I can’t get enough of Python and R. My last blog of 2013 extolled Python; I wrote a flattering R-Python piece several months ago; and I’ve authored countless articles on R over the years. It’s safe to say Python and R are my favorite programming languages.
And count me all in as a promoter of the Python-R combo for data science. Both open source platforms share a large, enthusiastic and growing community of developers busy advancing functionality. Python’s my choice for more generic, agile development and data wrangling, while R’s the pick for statistical analysis/graphics and machine learning. There’s overlap in the broad area of data analysis, which combines components of wrangling, data management/manipulation, numerical computation, elementary statistical functions and graphics.
Developing thought by some practitioners, though, suggests that Python will soon supplant R and assume the mantel of lingua franca for data science computing. The reasoning is as follows: “While R has traditionally been the programming language of choice for data scientists, it is quickly ceding ground to Python . there are several reasons for the shift, perhaps the biggest one is that Python is general purpose and comparatively easy to learn whereas R remains a somewhat complex programming environment to master .Python still lacks some of R's richness for data analytics, but it is closing the gap fast.”

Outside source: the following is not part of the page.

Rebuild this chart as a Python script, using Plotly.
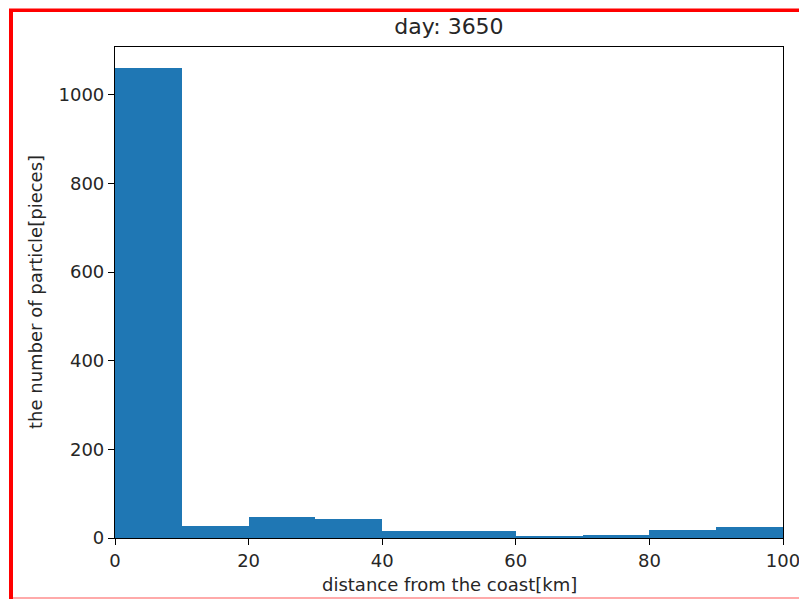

“Data science is moving out of the realm of the alpha geeks, something that was clearly evident at O'Reilly's Strata conference in New York last month. PhDs used to haunt its halls. Now mortal business analysts and others, tasked by their enterprises to figure out Big Data, made up the majority of attendees. This new, early majority of "data scientists" is far more likely to use Python than R. It's comparatively simple to use, and they've likely been able to use it in another project already. As in other markets, the tool you already know or is easy to learn is far more likely to win than the powerful-but-complex tool you'd really rather avoid if possible.”
Several of these points give me angst. I wasn’t at the most recent Strata in NYC, but did attend last year, and have participated in all the Santa Clara “Stratas.” I agree that the mix of Strata attendees is evolving from younger and geeky to older and “businessy” as might be expected with data science becoming more mainstream. I don’t, however, buy the declaration that the new majority of data scientists are “far more likely to use Python than R.” -- as if the business crowd prefers Python. The overflow gathering of R DS’ers at Michael Bailey’s Strata discussion of forecasting a year ago suggests R’s doing quite well with the DS folks, thank you.
Python may well erode R’s statistical hegemony in time, but it’d be a bad decision to go all-in Python for DS right now. Much better, in my view, would be to exploit the complementary strengths of both platforms. Python’s preferred for general development, munging and wrangling; R’s the choice for its breadth of statistical and machine learning functions. For data analysis, that wide territory between wrangling and statistical analysis, the choice can be either R or the splendid Python library pandas to handle “the nuts and bolts of manipulating, processing cleaning and crunching data.”
Alas, Python for computation suffers from the same memory-limitation constraints as R. Yes, Python’s more efficient, and pandas’ optimizations promote better-than-R data management/manipulation performance, but the memory ceiling’s still there. And Python’s graphical, statistical and machine learning libraries, while progressing at a rapid pace, lag in number and sophistication to those of R.
Perhaps just as important, as Python evolves for numerical computation, data analysis and statistics/machine learning, it’s programming metaphor is starting to look more like R than the Python 2.0 I learned years ago -- in large part because significant new capabilities are being provided outside core Python libraries. As I noted in my last blog, the addition of array-handling capabilities in numpy and pandas has fundamentally changed Python computational programming. Programmers who haven’t kept up will discover a far different language for data science than the one they mastered years ago. And a learning curve that may be steeper than they suspect.
I’m currently in the process of porting several soup-to-nuts R examples I’ve evolved over the years to a comparable 2014 Python environment, When I’m done with my tests in a few weeks, I’ll write an article contrasting my experience using the numpy, scipy, pandas, patsy, statsmodels, sklearn and ggplot libraries with similar package capabilities in R.
A sneak peak of what I’m seeing? The resulting Python code with these libraries looks as much like R as it does core Python. This shouldn’t be surprising: pandas data frames come directly from R; patsy was introduced to mimic the R model specification language; and Python’s ggplot is an early adaptation of the ever-popular ggplot library in R.
For the foreseeable future, Python and R will co-exist as primary languages of data science. Python-averse analysts obsessed with R shouldn’t weep and gnash teeth just yet but should certainly start down a modern Python learning path if they haven’t already. At the same time, Python programmers from a decade ago must learn a very different environment as they adapt to Python for data science. Modern Python for statistical computation looks very much like R, which, while a challenge for some, is likely a benefit for data science.